The technology changes have been a burden for merchants. "Merchants are really frustrated with all these mobile payments," Litan said. "The systems are opaque and banks are keeping information close to the vest."
What's apparent with Samsung Pay and other mobile payments is that the rate of adoption is not only about new technologies, but also business partnerships. So far, Apple has excelled in creating partnerships with credit card companies and major banks, as well as many large retailers. Apple and its bank, card and retail partners have aired a steady stream of TV ads and other promotions to show the ease of using Apple Pay with NFC for quick in-store payments.

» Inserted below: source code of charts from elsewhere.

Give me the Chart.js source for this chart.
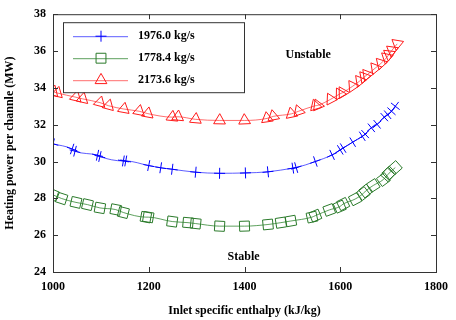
<!DOCTYPE html>
<html>
<head>
<meta charset="utf-8">
<script src="https://cdn.jsdelivr.net/npm/chart.js@4/dist/chart.umd.min.js"></script>
<style>
  html, body { margin: 0; padding: 0; background: #fff; }
  #wrap { width: 456px; height: 320px; }
</style>
</head>
<body>
<div id="wrap"><canvas id="chart"></canvas></div>
<script>
// Series data (inlet enthalpy kJ/kg, heating power MW)
const labels = ['1976.0 kg/s', '1778.4 kg/s', '2173.6 kg/s'];

const blueH = [1000, 1040, 1046, 1093, 1098, 1147, 1152, 1200, 1225, 1249, 1298, 1348, 1402, 1449, 1501, 1508, 1548, 1583, 1600, 1606, 1626, 1646, 1652, 1665, 1677, 1692, 1699, 1707, 1715];
const blueP = [30.96, 30.68, 30.56, 30.34, 30.27, 30.03, 30.03, 29.78, 29.66, 29.58, 29.42, 29.36, 29.38, 29.44, 29.64, 29.67, 30.0, 30.36, 30.63, 30.73, 31.05, 31.37, 31.49, 31.83, 32.02, 32.41, 32.54, 32.73, 33.0];

const greenH = [1000, 1018, 1048, 1072, 1098, 1131, 1147, 1194, 1199, 1249, 1282, 1298, 1348, 1400, 1449, 1476, 1497, 1541, 1548, 1577, 1599, 1606, 1631, 1648, 1653, 1669, 1690, 1699, 1702, 1715];
const greenP = [28.19, 27.99, 27.78, 27.66, 27.48, 27.39, 27.23, 26.98, 26.98, 26.74, 26.68, 26.63, 26.49, 26.49, 26.58, 26.68, 26.77, 26.98, 27.06, 27.37, 27.55, 27.69, 27.96, 28.26, 28.4, 28.7, 29.02, 29.28, 29.37, 29.67];

const redH = [1000, 1009, 1048, 1062, 1098, 1116, 1148, 1180, 1198, 1249, 1261, 1298, 1348, 1400, 1447, 1460, 1498, 1513, 1548, 1553, 1580, 1599, 1605, 1626, 1641, 1650, 1656, 1673, 1685, 1697, 1702, 1708, 1719];
const redP = [33.79, 33.72, 33.49, 33.4, 33.2, 33.03, 32.85, 32.73, 32.6, 32.41, 32.43, 32.29, 32.23, 32.23, 32.34, 32.45, 32.59, 32.73, 33.03, 33.05, 33.38, 33.67, 33.74, 34.09, 34.38, 34.59, 34.71, 35.07, 35.33, 35.65, 35.82, 36.04, 36.39];

const xTicks = [1000, 1200, 1400, 1600, 1800];
const yTicks = [24, 26, 28, 30, 32, 34, 36, 38];

const notes = ['Unstable', 'Stable'];
const noteH = [1533, 1398];
const noteP = [35.77, 24.84];

const FONT = 'Liberation Serif, Times New Roman, serif';

const toPoints = (xs, ys) => xs.map((x, i) => ({ x, y: ys[i] }));

// rotate markers so they follow the curve
const alongCurve = ctx => {
  const chart = ctx.chart;
  const data = ctx.dataset.data;
  const i = ctx.dataIndex;
  const sx = chart.scales.x, sy = chart.scales.y;
  if (!sx || !sy || !data || i == null) return 0;
  const a = data[Math.max(0, i - 1)];
  const b = data[Math.min(data.length - 1, i + 1)];
  const dx = sx.getPixelForValue(b.x) - sx.getPixelForValue(a.x);
  const dy = sy.getPixelForValue(b.y) - sy.getPixelForValue(a.y);
  if (!isFinite(dx) || !isFinite(dy) || (dx === 0 && dy === 0)) return 0;
  return Math.atan2(dy, dx) * 180 / Math.PI;
};

const series = (label, xs, ys, line, mark, style, radius) => ({
  label,
  data: toPoints(xs, ys),
  borderColor: line,
  borderWidth: 1,
  pointStyle: style,
  pointRadius: radius,
  pointBorderColor: mark,
  pointBackgroundColor: 'rgba(0,0,0,0)',
  pointBorderWidth: 1,
  pointRotation: alongCurve,
  cubicInterpolationMode: 'monotone',
  fill: false
});

// frame, inward ticks, legend box, notes
const decor = {
  id: 'decor',
  afterDraw(chart) {
    const { ctx, chartArea: a, scales } = chart;
    ctx.save();
    ctx.strokeStyle = '#333';
    ctx.lineWidth = 1;
    ctx.strokeRect(a.left + 0.5, a.top + 0.5, a.right - a.left, a.bottom - a.top);
    ctx.beginPath();
    xTicks.forEach(v => {
      const px = Math.round(scales.x.getPixelForValue(v)) + 0.5;
      ctx.moveTo(px, a.bottom); ctx.lineTo(px, a.bottom - 5);
      ctx.moveTo(px, a.top); ctx.lineTo(px, a.top + 5);
    });
    yTicks.forEach(v => {
      const py = Math.round(scales.y.getPixelForValue(v)) + 0.5;
      ctx.moveTo(a.left, py); ctx.lineTo(a.left + 5, py);
      ctx.moveTo(a.right, py); ctx.lineTo(a.right - 5, py);
    });
    ctx.stroke();

    // legend
    const lx = a.left + 10, ly = a.top + 8, lw = 181, lh = 70;
    ctx.fillStyle = '#fff';
    ctx.fillRect(lx, ly, lw, lh);
    ctx.strokeStyle = '#333';
    ctx.strokeRect(lx + 0.5, ly + 0.5, lw, lh);
    ctx.font = 'bold 12px ' + FONT;
    ctx.textBaseline = 'middle';
    ctx.textAlign = 'left';
    chart.data.datasets.forEach((ds, i) => {
      const y = ly + 14 + i * 22;
      ctx.strokeStyle = ds.borderColor;
      ctx.lineWidth = 1;
      ctx.beginPath();
      ctx.moveTo(lx + 10, y + 0.5); ctx.lineTo(lx + 65, y + 0.5);
      ctx.stroke();
      ctx.strokeStyle = ds.pointBorderColor;
      ctx.fillStyle = 'rgba(0,0,0,0)';
      Chart.helpers.drawPoint(ctx, { pointStyle: ds.pointStyle, radius: ds.pointRadius, rotation: 0, borderWidth: 1 }, lx + 38, y);
      ctx.fillStyle = '#000';
      ctx.fillText(ds.label, lx + 75, y);
    });

    // region notes
    ctx.textAlign = 'center';
    ctx.fillStyle = '#000';
    notes.forEach((t, i) => {
      ctx.fillText(t, scales.x.getPixelForValue(noteH[i]), scales.y.getPixelForValue(noteP[i]));
    });
    ctx.restore();
  }
};

const tickFont = { family: FONT, size: 12, weight: 'bold' };

new Chart(document.getElementById('chart'), {
  type: 'line',
  data: {
    datasets: [
      series(labels[0], blueH, blueP, 'rgba(40,40,255,0.75)', '#0000ff', 'cross', 5.5),
      series(labels[1], greenH, greenP, 'rgba(40,130,40,0.75)', '#2a7a2a', 'rect', 7),
      series(labels[2], redH, redP, 'rgba(255,50,50,0.7)', '#ff1a1a', 'triangle', 6.8)
    ]
  },
  options: {
    responsive: true,
    maintainAspectRatio: false,
    animation: false,
    layout: { padding: { top: 9, right: 19, left: 0, bottom: 0 } },
    plugins: {
      legend: { display: false },
      tooltip: { enabled: false }
    },
    scales: {
      x: {
        type: 'linear',
        min: 1000,
        max: 1800,
        afterBuildTicks: s => { s.ticks = xTicks.map(v => ({ value: v })); },
        afterFit: s => { s.height = 48; },
        grid: { display: false, drawTicks: false, tickLength: 0 },
        border: { display: false },
        ticks: { color: '#000', font: tickFont, padding: 8, maxRotation: 0, callback: v => String(v) },
        title: { display: true, text: 'Inlet specific enthalpy (kJ/kg)', color: '#000', font: tickFont, padding: { top: 0, bottom: 2 } }
      },
      y: {
        type: 'linear',
        min: 24,
        max: 38,
        afterBuildTicks: s => { s.ticks = yTicks.map(v => ({ value: v })); },
        afterFit: s => { s.width = 53; },
        grid: { display: false, drawTicks: false, tickLength: 0 },
        border: { display: false },
        ticks: { color: '#000', font: tickFont, padding: 7, callback: v => String(v) },
        title: { display: true, text: 'Heating power per channle (MW)', color: '#000', font: tickFont, padding: { top: 3, bottom: 0 } }
      }
    }
  },
  plugins: [decor]
});
</script>
</body>
</html>
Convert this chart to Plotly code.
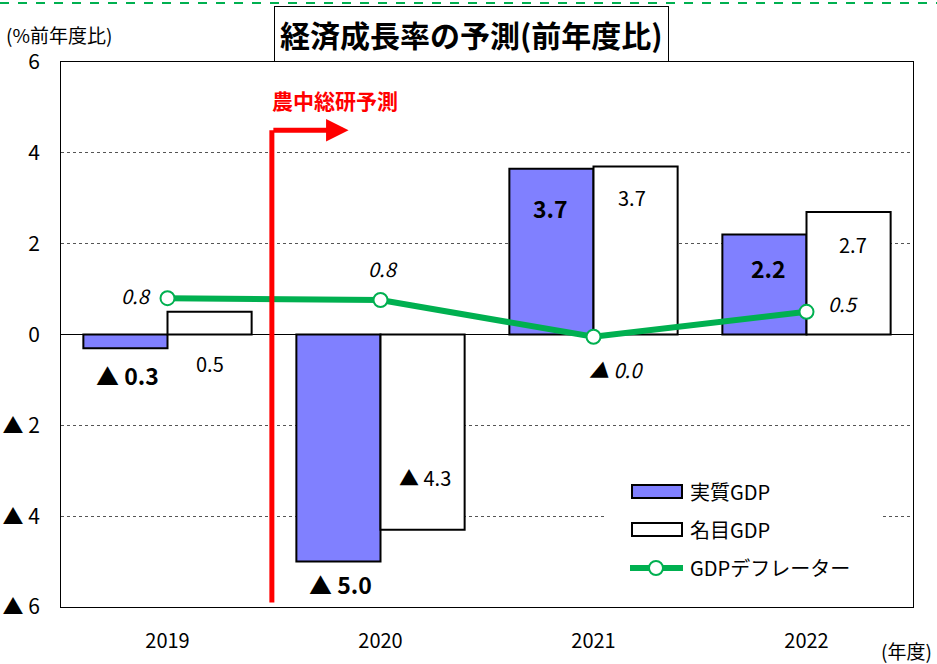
import plotly.graph_objects as go

years = ["2019", "2020", "2021", "2022"]
real_gdp = [-0.3, -5.0, 3.65, 2.2]
nominal_gdp = [0.5, -4.3, 3.7, 2.7]
deflator = [0.8, 0.76, -0.05, 0.5]

real_labels = ["▲ 0.3", "▲ 5.0", "3.7", "2.2"]
nominal_labels = ["0.5", "▲ 4.3", "3.7", "2.7"]
deflator_labels = ["0.8", "0.8", "▲ 0.0", "0.5"]

y_tickvals = [6, 4, 2, 0, -2, -4, -6]
y_ticktext = ["6", "4", "2", "0", "▲ 2", "▲ 4", "▲ 6"]

legend_names = ["実質GDP", "名目GDP", "GDPデフレーター"]

FONT = "Noto Sans CJK JP"
NUMFONT = "Noto Sans CJK JP"

REAL_COLOR = "#8080FF"
DEF_COLOR = "#00B050"

L, T, W, H = 61, 62, 852, 545
def px(x):
    return (x - L) / W
def py(y):
    return (T + H - y) / H

fig = go.Figure()
fig.add_trace(go.Bar(name=legend_names[0], x=years, y=real_gdp,
                     marker=dict(color=REAL_COLOR, line=dict(color="black", width=2))))
fig.add_trace(go.Bar(name=legend_names[1], x=years, y=nominal_gdp,
                     marker=dict(color="white", line=dict(color="black", width=2))))
fig.add_trace(go.Scatter(name=legend_names[2], x=years, y=deflator, mode="lines+markers",
                         line=dict(color=DEF_COLOR, width=6),
                         marker=dict(size=14, color="white", line=dict(color=DEF_COLOR, width=2))))

ann = []
real_pos = [(-0.19, -0.89), (0.81, -5.49), (1.80, 2.79), (2.82, 1.46)]
for (x, y), t in zip(real_pos, real_labels):
    ann.append(dict(x=x, y=y, xref="x", yref="y", xanchor="center", yanchor="middle",
                    text="<b>" + t + "</b>", showarrow=False,
                    font=dict(size=23, color="black", family=NUMFONT)))
nom_pos = [(0.20, -0.63), (1.21, -3.14), (2.18, 3.02), (3.22, 1.99)]
for (x, y), t in zip(nom_pos, nominal_labels):
    ann.append(dict(x=x, y=y, xref="x", yref="y", xanchor="center", yanchor="middle",
                    text=t, showarrow=False,
                    font=dict(size=20, color="black", family=NUMFONT)))
def_pos = [(-0.15, 0.85), (1.01, 1.46), (2.11, -0.76), (3.17, 0.69)]
for (x, y), t in zip(def_pos, deflator_labels):
    ann.append(dict(x=x, y=y, xref="x", yref="y", xanchor="center", yanchor="middle",
                    text="<i>" + t + "</i>", showarrow=False,
                    font=dict(size=20, color="black", family=NUMFONT)))

# red arrow
ann.append(dict(x=0.85, y=4.5, xref="x", yref="y", ax=0.49, ay=4.5, axref="x", ayref="y",
                text="", showarrow=True, arrowhead=2, arrowsize=0.9, arrowwidth=5,
                arrowcolor="#FF0000"))
ann.append(dict(x=px(335), y=py(100), xref="paper", yref="paper", xanchor="center",
                yanchor="middle", text="<b>農中総研予測</b>",
                showarrow=False, font=dict(size=21, color="#FF0000", family=FONT)))

# title box
ann.append(dict(x=px(471), y=py(34), xref="paper", yref="paper", xanchor="center",
                yanchor="middle", text="<b>経済成長率の予測(前年度比)</b>", showarrow=False,
                font=dict(size=30, color="black", family=FONT),
                bordercolor="black", borderwidth=1, borderpad=5, bgcolor="white"))
# unit labels
ann.append(dict(x=px(4), y=py(34), xref="paper", yref="paper",
                text="(%前年度比)", showarrow=False, xanchor="left", yanchor="middle",
                font=dict(size=19, color="black", family=FONT)))
ann.append(dict(x=px(934), y=py(650), xref="paper", yref="paper",
                text="(年度)", showarrow=False, xanchor="right", yanchor="middle",
                font=dict(size=19, color="black", family=FONT)))

shapes = [
    dict(type="line", xref="x", yref="y", x0=0.49, x1=0.49, y0=-5.9, y1=4.5,
         line=dict(color="#FF0000", width=5)),
    dict(type="line", xref="paper", yref="paper", x0=px(0), x1=px(937),
         y0=py(3), y1=py(3), line=dict(color=DEF_COLOR, width=2, dash="dash")),
    # legend background
    dict(type="rect", xref="paper", yref="paper", x0=px(606), x1=px(882), y0=py(585), y1=py(475),
         fillcolor="white", line=dict(width=0), layer="above"),
    dict(type="rect", xref="paper", yref="paper", x0=px(632), x1=px(682), y0=py(498), y1=py(485),
         fillcolor=REAL_COLOR, line=dict(color="black", width=2), layer="above"),
    dict(type="rect", xref="paper", yref="paper", x0=px(632), x1=px(682), y0=py(536), y1=py(523),
         fillcolor="white", line=dict(color="black", width=2), layer="above"),
    dict(type="line", xref="paper", yref="paper", x0=px(630), x1=px(683), y0=py(568), y1=py(568),
         line=dict(color=DEF_COLOR, width=6), layer="above"),
    dict(type="circle", xref="paper", yref="paper", x0=px(649), x1=px(663), y0=py(575), y1=py(561),
         fillcolor="white", line=dict(color=DEF_COLOR, width=2), layer="above"),
]
for name, yc in zip(legend_names, [491, 529, 567]):
    ann.append(dict(x=px(688), y=py(yc), xref="paper", yref="paper", text=name, showarrow=False,
                    xanchor="left", yanchor="middle",
                    font=dict(size=20, color="black", family=FONT)))

fig.update_layout(
    width=937, height=664,
    margin=dict(l=L, r=937 - L - W, t=T, b=664 - T - H, autoexpand=False),
    paper_bgcolor="white", plot_bgcolor="white",
    barmode="group", bargap=0.21, bargroupgap=0,
    font=dict(family=FONT, color="black"),
    showlegend=False,
    annotations=ann,
    shapes=shapes,
)
fig.update_xaxes(range=[-0.5, 3.5], showline=True, linecolor="black", linewidth=1, mirror=True,
                 tickfont=dict(size=20, family=NUMFONT), ticks="", ticklabelstandoff=16,
                 automargin=False)
fig.update_yaxes(range=[-6, 6], tickvals=y_tickvals, ticktext=y_ticktext,
                 showline=True, linecolor="black", linewidth=1, mirror=True,
                 showgrid=True, gridcolor="#555555", griddash="dot", gridwidth=1,
                 zeroline=True, zerolinecolor="black", zerolinewidth=1,
                 tickfont=dict(size=21, family=NUMFONT), ticks="", ticklabelstandoff=16,
                 automargin=False)

fig.write_html("out.html", config={"displayModeBar": False},
               post_script="document.body.style.margin='0px';document.body.style.overflow='hidden';")
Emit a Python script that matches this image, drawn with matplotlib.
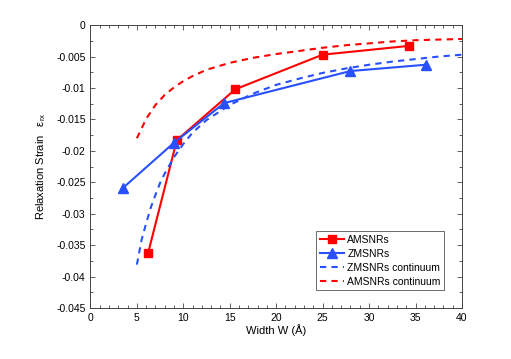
import numpy as np
import matplotlib
matplotlib.use("Agg")
from matplotlib import pyplot as plt
from matplotlib.ticker import MultipleLocator

plt.rcParams['font.family'] = ['Liberation Sans', 'DejaVu Sans']
plt.rcParams['mathtext.fontset'] = 'custom'
plt.rcParams['mathtext.rm'] = 'Liberation Sans'
plt.rcParams['mathtext.it'] = 'Liberation Sans'

# ----------- données -----------
w_amsnr = [6.2, 9.3, 15.6, 25.0, 34.3]
eps_amsnr = [-0.0363, -0.0183, -0.0102, -0.0047, -0.0033]

w_zmsnr = [3.5, 9.0, 14.4, 28.0, 36.1]
eps_zmsnr = [-0.0259, -0.0187, -0.0124, -0.0073, -0.0063]

w_zcont = [5, 5.5, 6, 6.5, 7, 7.5, 8, 9, 10, 11, 12.5, 15, 17.5, 20,
           22.5, 25, 27.5, 30, 32.5, 35, 37.5, 40]
eps_zcont = [-0.0381, -0.0342, -0.0315, -0.0290, -0.0270, -0.0251, -0.0236,
             -0.0210, -0.0189, -0.0171, -0.0151, -0.0127, -0.0109, -0.0095,
             -0.0085, -0.0076, -0.0069, -0.0063, -0.0058, -0.0054, -0.0050,
             -0.0047]

w_acont = [5, 6, 7, 8, 9, 10, 11, 12.5, 15, 17.5, 20, 22.5, 25, 27.5, 30,
           32.5, 35, 37.5, 40]
eps_acont = [-0.0180, -0.0149, -0.0127, -0.0111, -0.0099, -0.0089, -0.0081,
             -0.0071, -0.0060, -0.0052, -0.0046, -0.0041, -0.0036, -0.0032,
             -0.0029, -0.0026, -0.0024, -0.0023, -0.0022]

xticks = [0, 5, 10, 15, 20, 25, 30, 35, 40]
yticks = [0, -0.005, -0.01, -0.015, -0.02, -0.025, -0.03, -0.035, -0.04, -0.045]
ytick_labels = ['0', '-0.005', '-0.01', '-0.015', '-0.02', '-0.025', '-0.03',
                '-0.035', '-0.04', '-0.045']

rouge = '#ff0000'
bleu = '#2850ff'

fig = plt.figure(figsize=(5.11, 3.59), dpi=100)
ax = fig.add_axes([0.177, 0.142, 0.727, 0.788])

ax.plot(w_amsnr, eps_amsnr, '-s', color=rouge, lw=1.5, ms=5.5, label='AMSNRs')
ax.plot(w_zmsnr, eps_zmsnr, '-^', color=bleu, lw=1.5, ms=7, label='ZMSNRs')
ax.plot(w_zcont, eps_zcont, '--', color=bleu, lw=1.5, dashes=(3, 2.5),
        label='ZMSNRs continuum')
ax.plot(w_acont, eps_acont, '--', color=rouge, lw=1.5, dashes=(3, 2.5),
        label='AMSNRs continuum')

ax.set_xlim(0, 40)
ax.set_ylim(-0.045, 0)
ax.set_xticks(xticks)
ax.set_yticks(yticks)
ax.set_yticklabels(ytick_labels)
ax.xaxis.set_minor_locator(MultipleLocator(1))
ax.yaxis.set_minor_locator(MultipleLocator(0.0025))
ax.tick_params(which='both', direction='in', top=True, right=True,
               labelsize=7.5, width=0.6, color='#444444')
ax.tick_params(which='major', length=3.5)
ax.tick_params(which='minor', length=2)
for s in ax.spines.values():
    s.set_linewidth(0.7)
    s.set_color('#444444')

ax.set_xlabel('Width W (Å)', fontsize=8, labelpad=1)
ax.set_ylabel('Relaxation Strain   $\\mathregular{ε_{rx}}$', fontsize=8, labelpad=6)

leg = ax.legend(loc='lower right', fontsize=7.5, frameon=True, fancybox=False,
                edgecolor='#444444', handlelength=2.3, handletextpad=0.3,
                labelspacing=0.38, borderpad=0.35, borderaxespad=1.7)
leg.get_frame().set_linewidth(0.7)

fig.savefig('out.png', dpi=100)
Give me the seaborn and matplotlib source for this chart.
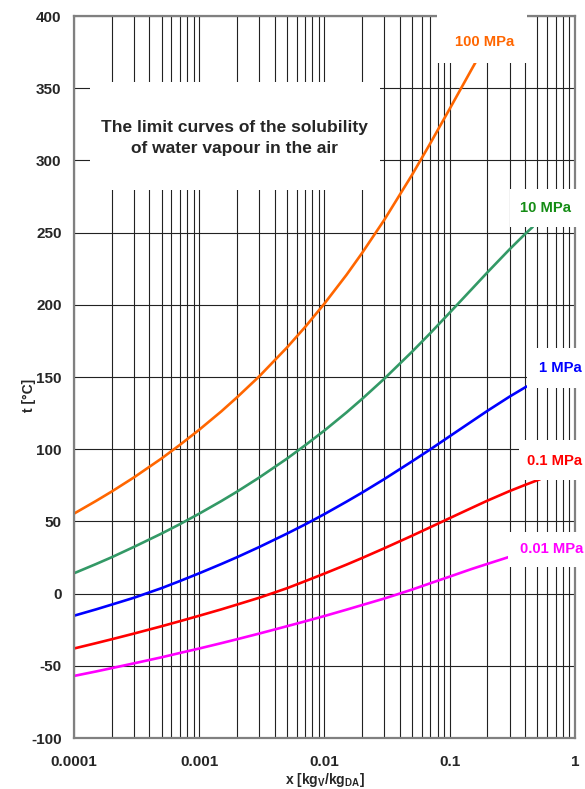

"The path to mobile payments is not only in the technology, but how many partnerships you can form with financial institutions and retailers willing to accept your particular solution," said analyst Jack Gold of J. Gold Associates. "If Samsung can build an ecosystem that provides for its technology, then it can be a player. Apple, almost by default, will have such an ecosystem. Everyone seems to want to support whatever Apple does, because of its weight in the marketplace. We'll have to see if Samsung can bring the same weight with its payment technology."
Various things could happen to help Samsung with Samsung Pay. If, for example, Samsung decides to license the LoopPay magnetic transmission technology to other device makers -- even Apple and Google -- then Samsung could reap benefits. On the other hand, if Samsung Pay turns out to be highly successful, both Apple Pay and Google Wallet could ultimately be "marginalized," Sloan said.
While that scenario may seem far-fetched to many, Samsung Pay has opened a lot of eyes.